Direction>
Leave out the images and repeat the listing below without a single change.

::::

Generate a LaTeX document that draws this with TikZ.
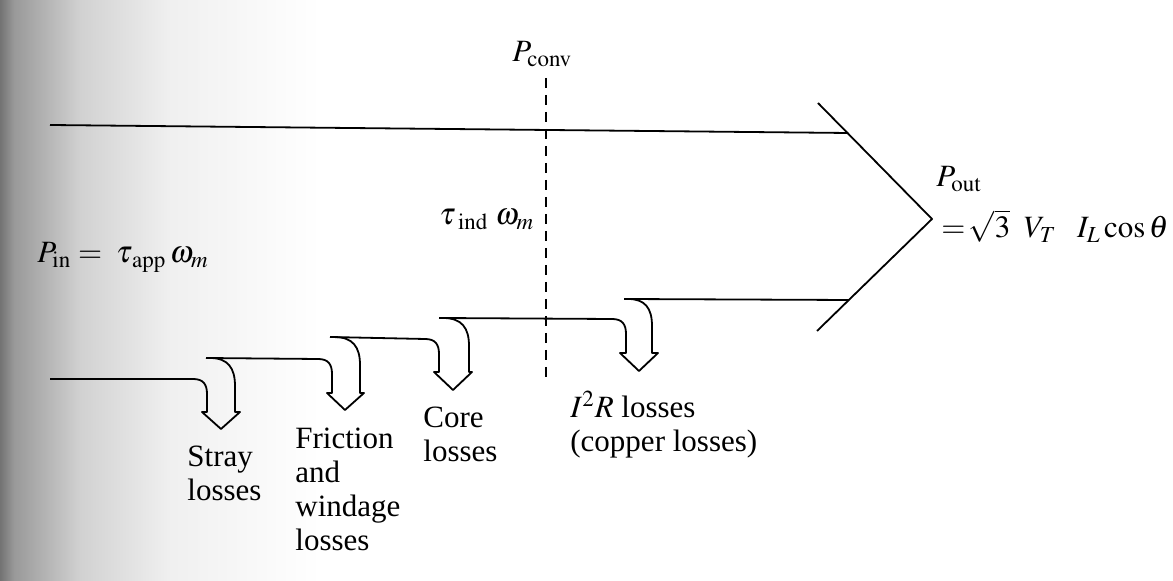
\documentclass[tikz,border=0pt]{standalone}
\usepackage{mathptmx}
\usepackage{fontspec}
\setmainfont{Liberation Serif}
\begin{document}
\begin{tikzpicture}[x=0.5pt,y=-0.5pt,line join=round,
  flow/.style={draw=black,line width=0.9pt},
  conv/.style={draw=black,line width=0.8pt,dash pattern=on 5pt off 3.5pt},
  lbl/.style={inner sep=0pt,anchor=base west,font=\fontsize{15.5}{17}\selectfont}]
\useasboundingbox (0,0) rectangle (1173,581);
% scan shading on the left edge
\shade[left color=black!55,right color=black!40] (0,0) rectangle (14,581);
\shade[left color=black!40,right color=black!18] (14,0) rectangle (80,581);
\shade[left color=black!18,right color=black!6] (80,0) rectangle (170,581);
\shade[left color=black!6,right color=white] (170,0) rectangle (320,581);
% main band
\draw[flow] (50,125) -- (848,133);
\draw[flow] (818,103) -- (932,219) -- (817,331);
% stray losses
\draw[flow] (50,379) -- (193,379) .. controls (203,379) and (207,384) .. (207,394)
  -- (207,412) -- (202,412) -- (221,429) -- (240,412) -- (235,412) -- (235,386)
  .. controls (235,368) and (228,358) .. (210,358);
% friction and windage
\draw[flow] (206,358) -- (318,359) .. controls (328,359) and (332,364) .. (332,374)
  -- (332,393) -- (327,393) -- (345,410) -- (364,393) -- (360,393) -- (360,365)
  .. controls (360,347) and (353,337) .. (334,337);
% core
\draw[flow] (330,337) -- (425,339) .. controls (435,339) and (439,344) .. (439,354)
  -- (439,372) -- (434,372) -- (453,390) -- (472,372) -- (469,372) -- (469,346)
  .. controls (469,328) and (462,318) .. (443,318);
% copper
\draw[flow] (439,318) -- (612,319) .. controls (622,319) and (626,324) .. (626,334)
  -- (626,353) -- (620,353) -- (639,371) -- (658,353) -- (652,353) -- (652,326)
  .. controls (652,308) and (645,299) .. (628,299);
\draw[flow] (624,299) -- (849,300);
% P_conv boundary
\draw[conv] (546,78) -- (546,381);
% labels
\node[lbl] (pconv) at (512,62) {$P_{\mathrm{conv}}$};
\node[lbl] (tind) at (439,225) {$\tau_{\;\mathrm{ind}}\;\omega_m$};
\node[lbl] (pin) at (37,263) {$P_{\mathrm{in}} =\; \tau_{\,\mathrm{app}}\,\omega_m$};
\node[lbl] (pout) at (936,187) {$P_{\mathrm{out}}$};
\node[lbl] (poutx) at (941,238) {$=\!\sqrt{3}\;\;V_T\;\;\;I_L\cos\theta$};
\node[lbl] (stray) at (187,467) {\begin{tabular}[t]{@{}l@{}}Stray\\losses\end{tabular}};
\node[lbl] (fric) at (295,449) {\begin{tabular}[t]{@{}l@{}}Friction\\and\\windage\\losses\end{tabular}};
\node[lbl] (core) at (423,428) {\begin{tabular}[t]{@{}l@{}}Core\\losses\end{tabular}};
\node[lbl] (cu) at (570,418) {\begin{tabular}[t]{@{}l@{}}$I^2R$ losses\\(copper losses)\end{tabular}};
\end{tikzpicture}
\end{document}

::::

Exercise result>
Generate a LaTeX document that draws this with TikZ.
\documentclass[tikz,border=0pt]{standalone}
\usepackage{mathptmx}
\usepackage{fontspec}
\setmainfont{Liberation Serif}
\begin{document}
\begin{tikzpicture}[x=0.5pt,y=-0.5pt,line join=round,
  flow/.style={draw=black,line width=0.9pt},
  conv/.style={draw=black,line width=0.8pt,dash pattern=on 5pt off 3.5pt},
  lbl/.style={inner sep=0pt,anchor=base west,font=\fontsize{15.5}{17}\selectfont}]
\useasboundingbox (0,0) rectangle (1173,581);
% scan shading on the left edge
\shade[left color=black!55,right color=black!40] (0,0) rectangle (14,581);
\shade[left color=black!40,right color=black!18] (14,0) rectangle (80,581);
\shade[left color=black!18,right color=black!6] (80,0) rectangle (170,581);
\shade[left color=black!6,right color=white] (170,0) rectangle (320,581);
% main band
\draw[flow] (50,125) -- (848,133);
\draw[flow] (818,103) -- (932,219) -- (817,331);
% stray losses
\draw[flow] (50,379) -- (193,379) .. controls (203,379) and (207,384) .. (207,394)
  -- (207,412) -- (202,412) -- (221,429) -- (240,412) -- (235,412) -- (235,386)
  .. controls (235,368) and (228,358) .. (210,358);
% friction and windage
\draw[flow] (206,358) -- (318,359) .. controls (328,359) and (332,364) .. (332,374)
  -- (332,393) -- (327,393) -- (345,410) -- (364,393) -- (360,393) -- (360,365)
  .. controls (360,347) and (353,337) .. (334,337);
% core
\draw[flow] (330,337) -- (425,339) .. controls (435,339) and (439,344) .. (439,354)
  -- (439,372) -- (434,372) -- (453,390) -- (472,372) -- (469,372) -- (469,346)
  .. controls (469,328) and (462,318) .. (443,318);
% copper
\draw[flow] (439,318) -- (612,319) .. controls (622,319) and (626,324) .. (626,334)
  -- (626,353) -- (620,353) -- (639,371) -- (658,353) -- (652,353) -- (652,326)
  .. controls (652,308) and (645,299) .. (628,299);
\draw[flow] (624,299) -- (849,300);
% P_conv boundary
\draw[conv] (546,78) -- (546,381);
% labels
\node[lbl] (pconv) at (512,62) {$P_{\mathrm{conv}}$};
\node[lbl] (tind) at (439,225) {$\tau_{\;\mathrm{ind}}\;\omega_m$};
\node[lbl] (pin) at (37,263) {$P_{\mathrm{in}} =\; \tau_{\,\mathrm{app}}\,\omega_m$};
\node[lbl] (pout) at (936,187) {$P_{\mathrm{out}}$};
\node[lbl] (poutx) at (941,238) {$=\!\sqrt{3}\;\;V_T\;\;\;I_L\cos\theta$};
\node[lbl] (stray) at (187,467) {\begin{tabular}[t]{@{}l@{}}Stray\\losses\end{tabular}};
\node[lbl] (fric) at (295,449) {\begin{tabular}[t]{@{}l@{}}Friction\\and\\windage\\losses\end{tabular}};
\node[lbl] (core) at (423,428) {\begin{tabular}[t]{@{}l@{}}Core\\losses\end{tabular}};
\node[lbl] (cu) at (570,418) {\begin{tabular}[t]{@{}l@{}}$I^2R$ losses\\(copper losses)\end{tabular}};
\end{tikzpicture}
\end{document}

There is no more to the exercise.